The scale of the supplies confirmed at the Ramstein meeting is impressive. It represents a hardening of Western attitudes. They recognise that the war is now reaching a critical moment as both sides prepare for their spring offensives and that there is no current prospect of negotiations. Ukraine is now being given a better chance of prevailing in these coming battles. But the scale of the support also adds to the stakes. Will it be possible to maintain these levels if Ukraine is unable to make another military breakthrough? Might the prospect of a prolonged stalemate encourage those in the West who worry about open-ended support for Kyiv start to call again for negotiations?
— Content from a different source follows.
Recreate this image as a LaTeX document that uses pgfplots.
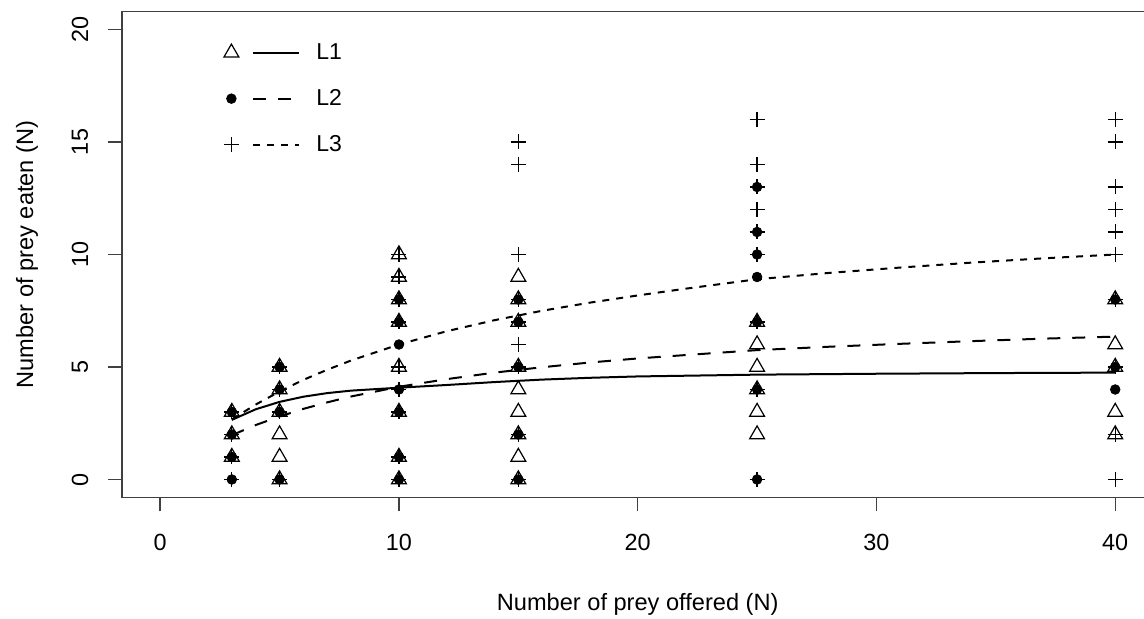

For now Western governments trust the Ukrainians to use their growing capabilities wisely and professionally. They can think of no other way to move the war to a satisfactory conclusion. If there are no military breakthroughs then the overall picture does not change but the way forward becomes harder to discern. Ukraine will not suddenly be abandoned but we can expect future support to be less substantial and more geared to keeping Ukraine viable and less geared to victory. The test of the new package is not whether it can add to Russian losses but whether it can make it possible for Ukraine to win.